What do We do When We Get Triggered by Our Kids?
We’ve all been there. It’s the end of the day, you have been running around fighting fires since dawn, you are exhausted (and no one got that memo…), and your kid picks that moment to suddenly realize how hungry and tired they are. They start screaming for a snack while you are frantically trying to make dinner, meet their needs, and respond to a text you’ve ignored all day. Instead of meeting your dysregulated child with your normal calm, you yell your answer, “JUST A MINUTE!!!” and feel a temporary release valve on the stress but then the follow-up guilt for yelling at your precious kid. It can feel impossible to maintain your calm all day long, and the truth is, nobody CAN keep that calm all day long.
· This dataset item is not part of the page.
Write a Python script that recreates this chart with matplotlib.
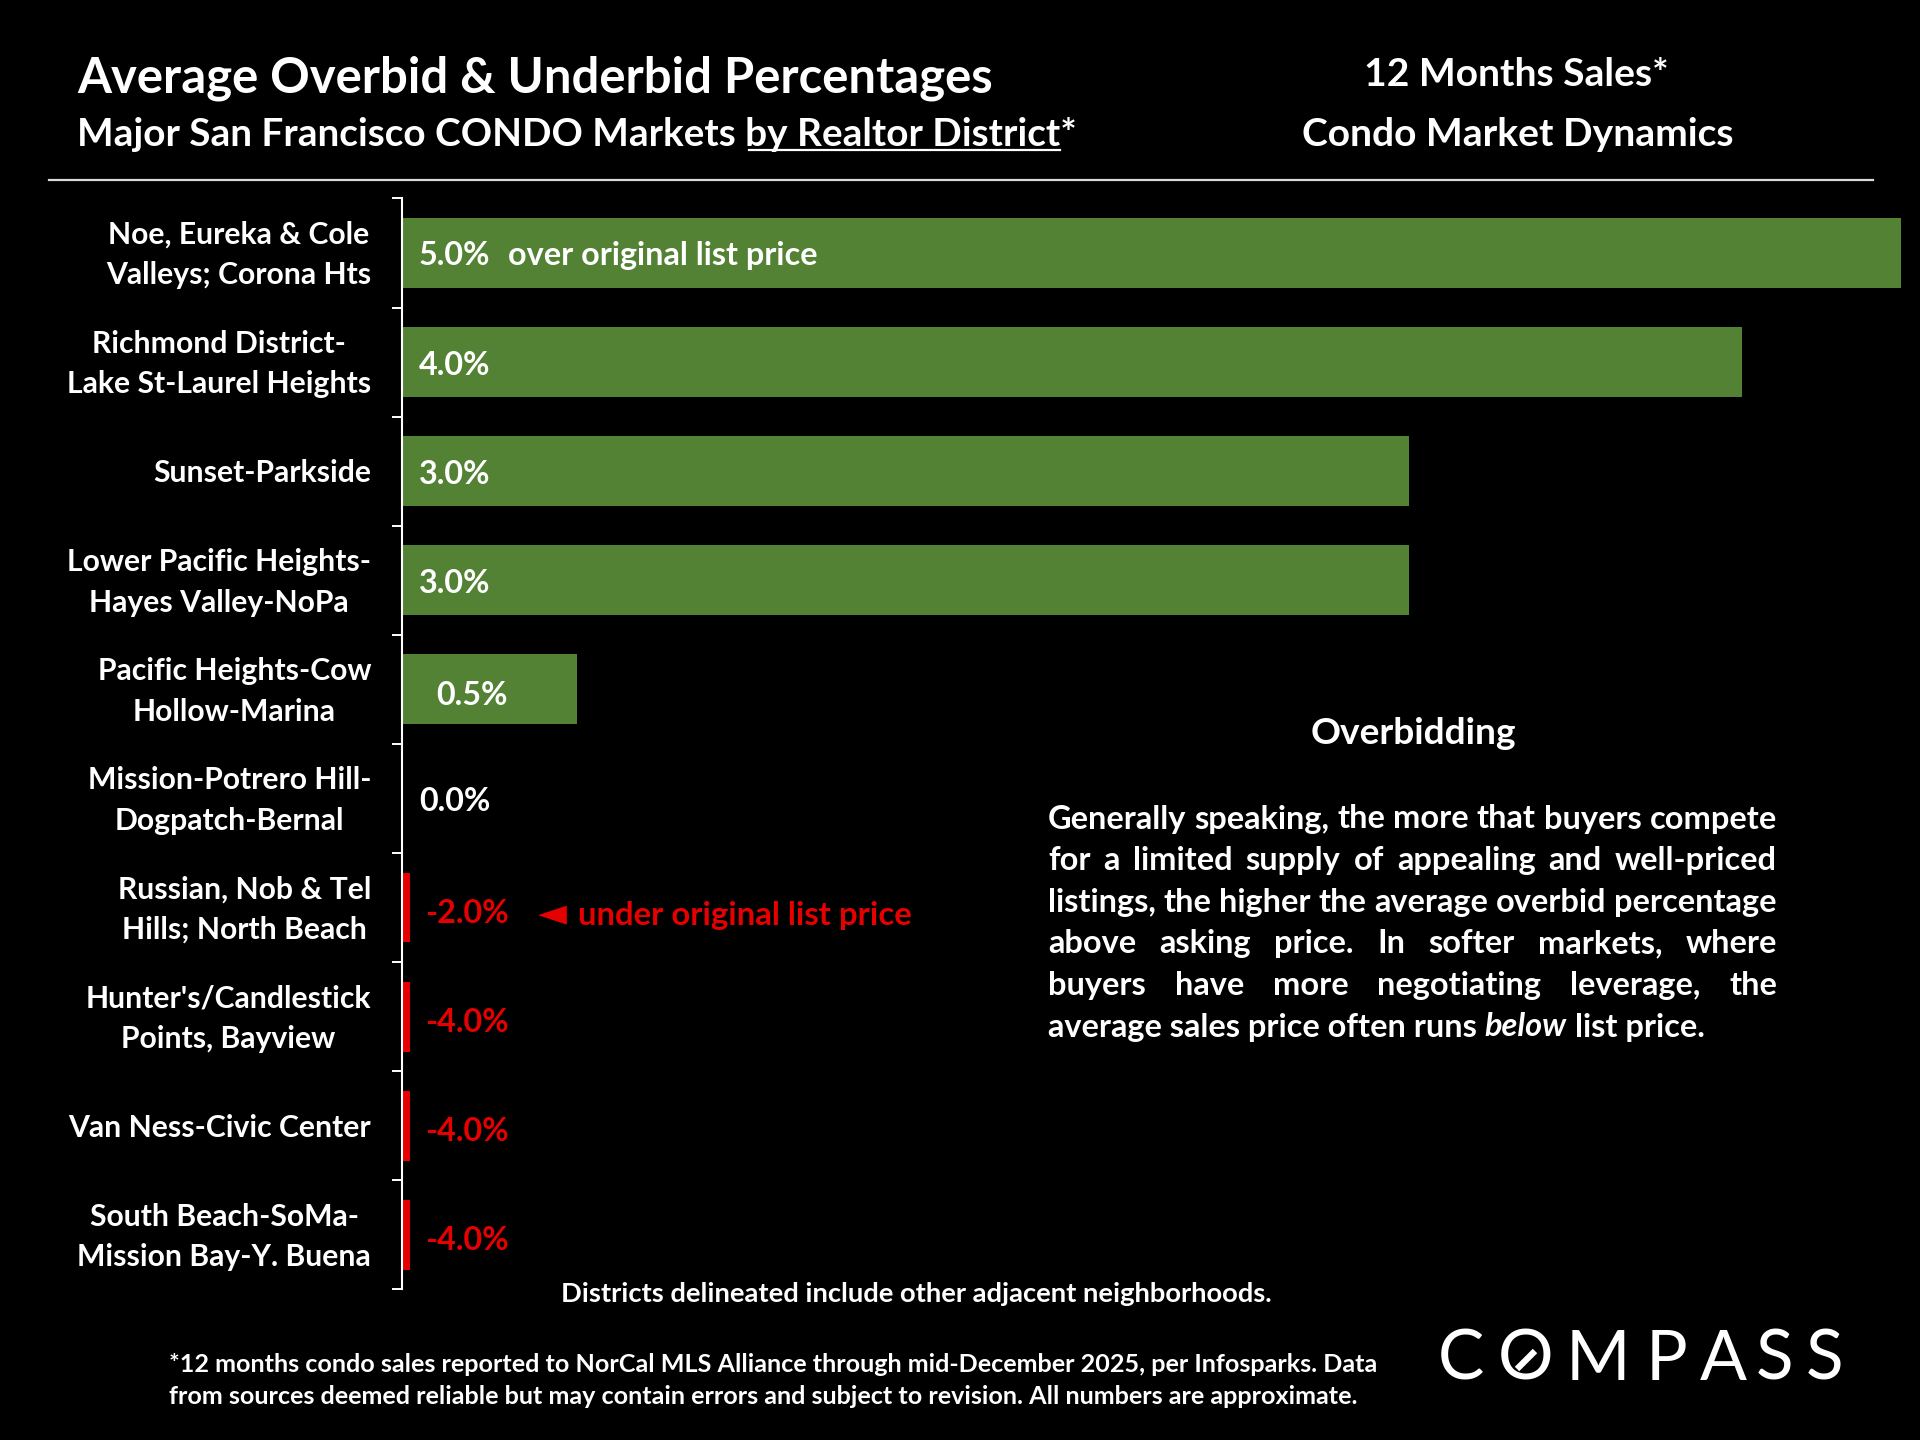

So what can you do if you are getting triggered by the stress in your life and responding in ways that are less than ideal? The first thing I find helpful is to understand the “why” behind our triggers. Here are three key reasons you might be triggered while parenting:
We are biologically wired to be triggered by certain things, especially crying. When are kids cry, it sends off alarm bells in our brains signally that there is danger and we need to respond. This can send us into fight, flight, freeze, or fawn (surface-level fix-it mode to appease the problem).
Triggers can happen because of past trauma. If we have unresolved traumatic experiences in our past, it can trigger a feeling of helplessness all over again that cues the same responses in our brains we had during our past traumatic experiences. It can take a long time to “convince” our brain we aren’t in danger anymore. This is a helpful thing to explore in therapy if you feel like this is coming up for you.
Your threshold of tolerance is lower when you are “at capacity.” If you are being asked to perform at a high level (aka parenting) all the time, it diminishes your reserves for handling stress. You might respond differently to a stressor on 8 hours of continuous sleep when you are well fed and your basic needs are met, versus not sleeping through the night, not being able to eat a balanced meal, and being depended on all day.
The second thing we can do is start to anticipate common triggers and set ourselves up to respond differently by preparing for the stressor. This looks like thinking through common times when you lose your sh*t and asking yourself the following questions:
What is the trigger?:
What does it trigger in me?:
Why is the trigger probably there?:
MantraA mantra is a helpful phrase you can remind yourself of and repeat to yourself to help you stay calm in stressful situations. When we have something easy to remember and say in moments of stress, it allows for the thinking part of our brain to stay online and help us navigate the difficult moment.
This simple step can help you feel more in control in those difficult moments and help you navigate them with more calm than you might usually have. The other thing to remember is that no one can parent (or do anything!) perfectly all the time. The BEST tool we have is to genuinely apologize to our kids, spouses, coworkers, and friends when we respond negatively. That repair will build the foundation of a strong relationship with the people you love and create safety regardless of the times we mess up.